What is the role of online profiles in contracting?

Online profiles serve as a digital qualification filter that clients and procurement staff use to verify credibility, check credentials, and assess trustworthiness before making contact. A complete, active profile increases the likelihood of being shortlisted for both residential and commercial contracting work.

How do online reviews affect a contractor’s chances of getting hired?

Reviews primarily screen out untrustworthy contractors rather than directly winning jobs. Only 12% of homeowners cite reviews as their primary hiring factor, but 73% read them during research, making a solid review history a baseline requirement rather than a differentiator.

Which platform matters most for contractor visibility?

Google Business Profile is the highest-impact platform for most residential contractors.

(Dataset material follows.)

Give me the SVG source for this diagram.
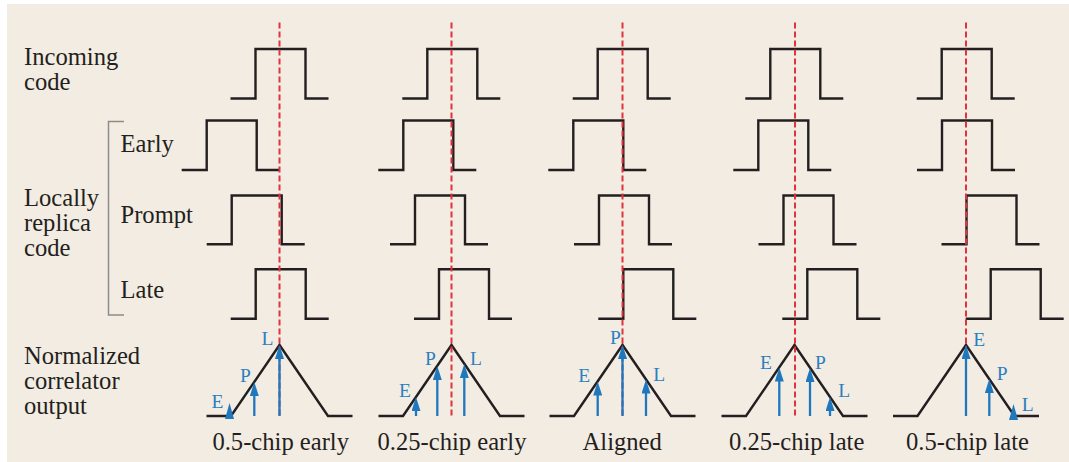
<svg xmlns="http://www.w3.org/2000/svg" width="1069" height="462" viewBox="0 0 1069 462">
<defs>
<style>
.t{font-family:'Liberation Serif','Times New Roman','DejaVu Serif',serif;font-size:24.6px;fill:#231f20}
.b{font-family:'Liberation Serif','Times New Roman','DejaVu Serif',serif;font-size:19.5px;fill:#2a7fc0}
.w{fill:none;stroke:#231f20;stroke-width:2.4;stroke-linejoin:miter}
.r{stroke:#e0323f;stroke-width:2;stroke-dasharray:6 3;fill:none}
.a{stroke:#1f78bd;stroke-width:2.3;fill:none;marker-end:url(#ah)}
.h{fill:#1f78bd}
.c{text-anchor:middle}
</style>
<marker id="ah" markerUnits="userSpaceOnUse" markerWidth="14" markerHeight="9" refX="7" refY="4.5" orient="auto" viewBox="0 0 14 9">
<path d="M0,0 L14,4.5 L0,9 z" fill="#1f78bd"/>
</marker>
</defs>
<rect x="0" y="0" width="1069" height="462" fill="#ffffff"/>
<rect x="7" y="4" width="1062" height="458" fill="#f3ece2"/>

<g id="row-labels">
<text class="t" x="24" y="65">Incoming</text>
<text class="t" x="24" y="90">code</text>
<text class="t" x="120.5" y="151.5">Early</text>
<text class="t" x="120.5" y="222.5">Prompt</text>
<text class="t" x="120.5" y="298">Late</text>
<text class="t" x="24" y="206">Locally</text>
<text class="t" x="24" y="231">replica</text>
<text class="t" x="24" y="256">code</text>
<text class="t" x="24" y="363.5">Normalized</text>
<text class="t" x="24" y="388.5">correlator</text>
<text class="t" x="24" y="413.5">output</text>
<path d="M124,121.5 H108.5 V315 H124" fill="none" stroke="#8c8c8c" stroke-width="1.5"/>
</g>

<g id="col1">
<path class="w" d="M230.5,98.5 H255.5 V49 H305.5 V98.5 H328.5"/>
<path class="w" d="M181.7,170 H206.7 V120.5 H256.7 V170 H279.7"/>
<path class="w" d="M206.7,244.3 H231.7 V195.5 H281.7 V244.3 H304.7"/>
<path class="w" d="M230.7,318.7 H255.7 V269.3 H305.7 V318.7 H328.7"/>
<path class="w" d="M206.5,416 H231 L279.5,345 L328,416 H352.5"/>
<line class="r" x1="279.5" y1="22.5" x2="279.5" y2="416"/>
<line class="a" x1="254.3" y1="416" x2="254.3" y2="389"/>
<line class="a" x1="279.5" y1="416" x2="279.5" y2="352"/>
<polygon class="h" points="229.5,403 225,419 234,419"/>
<text class="b" x="261.5" y="345">L</text>
<text class="b" x="240" y="381.5">P</text>
<text class="b" x="211.5" y="408">E</text>
<text class="t c" x="280.7" y="450">0.5-chip early</text>
</g>

<g id="col2">
<path class="w" d="M402.3,98.5 H427.3 V49 H477.3 V98.5 H500.3"/>
<path class="w" d="M378.3,170 H403.3 V120.5 H453.3 V170 H476.3"/>
<path class="w" d="M390,244.3 H415 V195.5 H465 V244.3 H488"/>
<path class="w" d="M414,318.7 H439 V269.3 H489 V318.7 H512"/>
<path class="w" d="M378.5,416 H403 L451.5,345 L500,416 H524.5"/>
<line class="r" x1="451.5" y1="22.5" x2="451.5" y2="416"/>
<line class="a" x1="416" y1="416" x2="416" y2="404"/>
<line class="a" x1="437.3" y1="416" x2="437.3" y2="373"/>
<line class="a" x1="464.3" y1="416" x2="464.3" y2="371"/>
<text class="b" x="425" y="365">P</text>
<text class="b" x="470" y="365">L</text>
<text class="b" x="399" y="397">E</text>
<text class="t c" x="452" y="450">0.25-chip early</text>
</g>

<g id="col3">
<path class="w" d="M572.7,98.5 H597.7 V49 H647.7 V98.5 H670.7"/>
<path class="w" d="M548.3,170 H573.3 V120.5 H623.3 V170 H646.3"/>
<path class="w" d="M574,244.3 H599 V195.5 H649 V244.3 H672"/>
<path class="w" d="M598.3,318.7 H623.3 V269.3 H673.3 V318.7 H696.3"/>
<path class="w" d="M549.5,416 H574 L622.5,345 L671,416 H695.5"/>
<line class="r" x1="622.5" y1="22.5" x2="622.5" y2="416"/>
<line class="a" x1="597.7" y1="416" x2="597.7" y2="388.5"/>
<line class="a" x1="622.5" y1="416" x2="622.5" y2="352"/>
<line class="a" x1="646" y1="416" x2="646" y2="386.5"/>
<text class="b" x="610" y="343.5">P</text>
<text class="b" x="578.3" y="381.5">E</text>
<text class="b" x="653.3" y="381">L</text>
<text class="t c" x="622.2" y="450">Aligned</text>
</g>

<g id="col4">
<path class="w" d="M745.3,98.5 H770.3 V49 H820.3 V98.5 H843.3"/>
<path class="w" d="M733.3,170 H758.3 V120.5 H808.3 V170 H831.3"/>
<path class="w" d="M758.5,244.3 H783.5 V195.5 H833.5 V244.3 H856.5"/>
<path class="w" d="M782.3,318.7 H807.3 V269.3 H857.3 V318.7 H880.3"/>
<path class="w" d="M721.5,416 H746 L794.5,345 L843,416 H867.5"/>
<line class="r" x1="795" y1="22.5" x2="795" y2="416"/>
<line class="a" x1="779.3" y1="416" x2="779.3" y2="374.5"/>
<line class="a" x1="810" y1="416" x2="810" y2="375"/>
<line class="a" x1="830" y1="416" x2="830" y2="404"/>
<text class="b" x="760" y="368.5">E</text>
<text class="b" x="815" y="368.5">P</text>
<text class="b" x="838.3" y="396.7">L</text>
<text class="t c" x="796.7" y="450">0.25-chip late</text>
</g>

<g id="col5">
<path class="w" d="M916.7,98.5 H941.7 V49 H991.7 V98.5 H1014.7"/>
<path class="w" d="M917,170 H942 V120.5 H992 V170 H1015"/>
<path class="w" d="M941.5,244.3 H966.5 V195.5 H1016.5 V244.3 H1039.5"/>
<path class="w" d="M965.7,318.7 H990.7 V269.3 H1040.7 V318.7 H1063.7"/>
<path class="w" d="M893,416 H917.5 L966,345 L1014.5,416 H1039"/>
<line class="r" x1="966" y1="22.5" x2="966" y2="416"/>
<line class="a" x1="966" y1="416" x2="966" y2="352"/>
<line class="a" x1="989.3" y1="416" x2="989.3" y2="386"/>
<polygon class="h" points="1013.5,404 1009,420 1018,420"/>
<text class="b" x="973.3" y="345.5">E</text>
<text class="b" x="996.7" y="380">P</text>
<text class="b" x="1021.7" y="411">L</text>
<text class="t c" x="967.5" y="450">0.5-chip late</text>
</g>
</svg>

A fully completed and actively managed profile generates 3 to 5 times more calls than an incomplete one, with a maintenance requirement of roughly 15 minutes per week.

Why does profile consistency across platforms matter?

Serious clients and procurement teams cross-reference your website, directory listings, and public business records to verify your information. Inconsistencies in your business name, address, or license details trigger doubt and can disqualify you from consideration before you submit a bid.

How often should contractors update their online profiles?

Contractors should respond to new reviews within 48 hours, add project photos monthly, and conduct a full cross-platform consistency audit every quarter. A responsive contractor who keeps profiles current signals reliability to every potential client who visits.